Redefreiheit an Hamburger Uni: Heimspiel für Lindner

Der FDP-Bundesvorsitzende durfte nicht in der Uni Hamburg sprechen und wirbt jetzt vor der Tür für eine bessere Debattenkultur.

Christian Lindner spricht gestikulierend vor unscharfen Köpfen

Politiker mit Fangemeinde: Christian Lindner spricht vor den Toren der Uni Hamburg Foto: dpa

HAMBURG taz | Christian Lindner scheint keine Hassfigur zu sein. Als der FDP-Bundesvorsitzende am Montag vor der Hamburger Universität spricht, um die Freiheit der Rede zu retten, regt sich weit und breit kein Protest gegen den Repräsentanten der „Partei der Besserverdienenden“.

Lediglich ein junger Mann im schenkellangen groben Wollpullover sticht aus der Menge heraus und stellt sachlich eine Frage. Ein Streifenwagen mit zwei Polizisten ist für die Rede abgestellt. Einer findet die Zeit, eine Frau zu belehren, die ihm auf dem Bürgersteig entgegenradelt.

Mit seiner Rede auf der Schlüterstraße hinter dem Philturm protestiert Lindner gegen ein Auftrittsverbot an der Hochschule selbst. Die Univerwaltung hatte eine Diskussion mit Lindner untersagt, zu der die Liberale Hochschulgruppe (LHG) eingeladen hatte. Sie tat das unter Verweis auf ihre Raumvergabebestimmungen, die Veranstaltungen mit „parteipolitischer Ausrichtung“ ausschlössen.

Dabei hatte Juso-Chef Kevin Kühnert im Januar an der Uni gesprochen und Sarah Wagenknecht von der Bundestagsfraktion der Linken Mitte Oktober. Lindner sieht eine ungerechte Behandlung seiner selbst und seiner Liberalen und befürchtet, dass die politische Mitte zwischen den Hasstiraden der extremen Rechten und den Korrektheitsansprüchen der radikalen Linken zerrieben werde.
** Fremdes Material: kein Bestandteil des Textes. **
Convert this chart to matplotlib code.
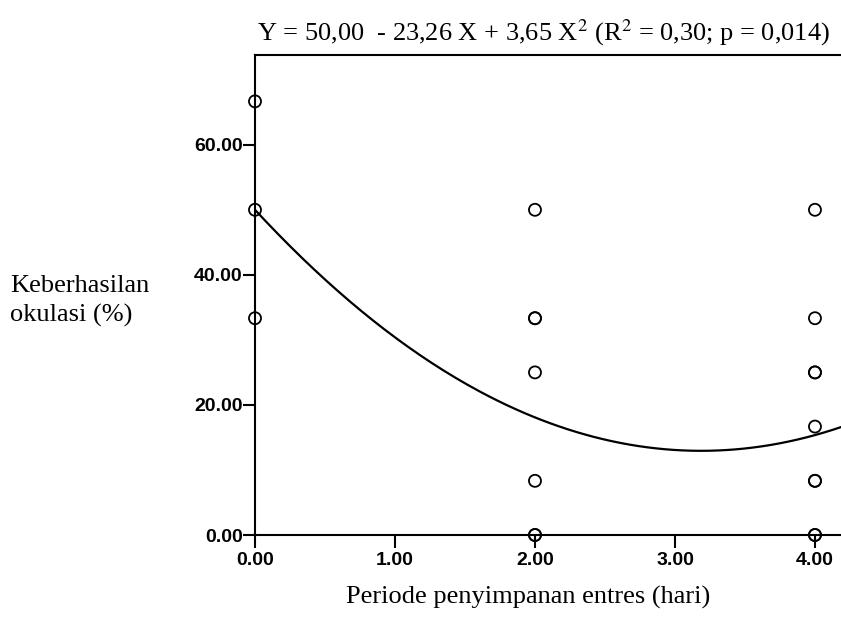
import numpy as np
import matplotlib.pyplot as plt

# data pengamatan (periode hari, keberhasilan %)
periode = [0, 0, 0,
           2, 2, 2, 2, 2, 2, 2,
           4, 4, 4, 4, 4, 4, 4, 4, 4]
keberhasilan = [66.67, 50.0, 33.33,
                50.0, 33.33, 33.33, 25.0, 8.33, 0.0, 0.0,
                50.0, 33.33, 25.0, 25.0, 16.67, 8.33, 8.33, 0.0, 0.0]

# koefisien regresi kuadratik
b0, b1, b2 = 50.00, -23.26, 3.65

x_ticks = [0, 1, 2, 3, 4]
y_ticks = [0, 20, 40, 60]

fig = plt.figure(figsize=(8.41, 6.38), dpi=100)
ax = fig.add_axes([255 / 841, 103 / 638, 1 - 255 / 841, 480 / 638])

xs = np.linspace(0, 4.19, 200)
ax.plot(xs, b0 + b1 * xs + b2 * xs ** 2, color='black', lw=1.6)
ax.scatter(periode, keberhasilan, s=75, facecolors='none', edgecolors='black',
           linewidths=1.3, clip_on=False, zorder=3)

ax.set_xlim(0, 4.186)
ax.set_ylim(0, 73.8)
ax.set_xticks(x_ticks)
ax.set_yticks(y_ticks)
ax.set_xticklabels(['%.2f' % v for v in x_ticks])
ax.set_yticklabels(['%.2f' % v for v in y_ticks])
for lbl in ax.get_xticklabels() + ax.get_yticklabels():
    lbl.set_fontfamily('Liberation Sans')
    lbl.set_fontweight('bold')
    lbl.set_fontsize(14)
ax.tick_params(direction='out', length=9, width=1.5)
ax.tick_params(axis='x', pad=3)
ax.tick_params(axis='y', pad=0)
ax.spines['right'].set_visible(False)
for s in ['left', 'bottom', 'top']:
    ax.spines[s].set_linewidth(1.5)

fig.text(257 / 841, 1 - 33 / 638, 'Y = 50,00  - 23,26 X + 3,65 X$^2$ (R$^2$ = 0,30; p = 0,014)',
         family='Liberation Serif', fontsize=19, ha='left', va='center',
         math_fontfamily='stix')
fig.text(10 / 841, 1 - 301 / 638, 'Keberhasilan\nokulasi (%)', family='Liberation Serif',
         fontsize=19, ha='left', va='center', linespacing=1.4)
fig.text(528 / 841, 1 - 597 / 638, 'Periode penyimpanan entres (hari)',
         family='Liberation Serif', fontsize=19, ha='center', va='center')

fig.savefig('out.png', dpi=100)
Lindner verteidigt Luckes Meinungsfreiheit

Und er sorgt sich um das Meinungsklima an der Universität. Den AfD-Gründer und Wirtschaftsprofessor Bernd Lucke, der zuletzt unter Polizeischutz las, habe er als Politiker stets bekämpft. Andere Meinungen auszuhalten, gehöre aber zum demokratischen Prozess. „Als Liberaler würde ich meine gesamte politische Existenz einsetzen, damit dieser Mensch seine falsche Meinung sagen darf“, beteuert Lindner.

Womit er ein Problem habe, sei das Mundtotmachen – sei es durch hasserfüllte Shitstorms im Internet, sei es durch das bewusste Missverstehen von Äußerungen, wie es etwa den Grünen-Vorsitzenden zum Rückzug von Twitter bewogen habe. Der FDP-Vorsitzende plädiert für „das Bemühen um ein interpretatorisches Wohlwollen“, um sich anschließend aber auch dagegen zu wenden, dass die Grenzen des Sagbaren immer weiter ausgedehnt würden, wie es das Geschäftsmodell etwa der AfD sei.

Lindner sieht sich nach seiner Rede vor etwa 200 bis 300 Leuten von Fans umringt, hauptsächlich jungen Männern, die sich Arm in Arm mit ihm fotografieren lassen. „Eine inspirierende Rede, vielen Dank, dass Sie hier sind“, sagt einer.

Lindner spricht Angesicht zu Angesicht über den Klimawandel und neue Technologien und schlägt vor, mit Lucke wissenschaftlich zu diskutieren. Dabei bekennt der FDP-Bundesvorsitzende: „Ich würde seine makroökonomischen Vorstellungen nicht teilen.“

Mandatsträger sollen sprechen dürfen

Wie zuvor ihr Bundesvorsitzender empfiehlt die ebenfalls anwesende Fraktionsvorsitzende der FDP in der Bürgerschaft, Anna von Treuenfels-Frowein, der Universität, ihre Richtlinien für die Raumvergabe zu verändern. Es müsse möglich sein, dass politische Mandatsträger, also gewählte Volksvertreter, mit den Studierenden über ihre politischen Vorstellungen diskutieren. Dabei müsse für alle Parteien das Gleiche gelten.

Jonas Bayer von der Liberalen Hochschulgruppe sagt, schon vor zwei Jahren habe die Univerwaltung eine Veranstaltung mit Lindner untersagt, als noch eine liberalere Raumvergaberichtlinie galt. Er warte noch auf die Einsicht der Hochschulverwaltung.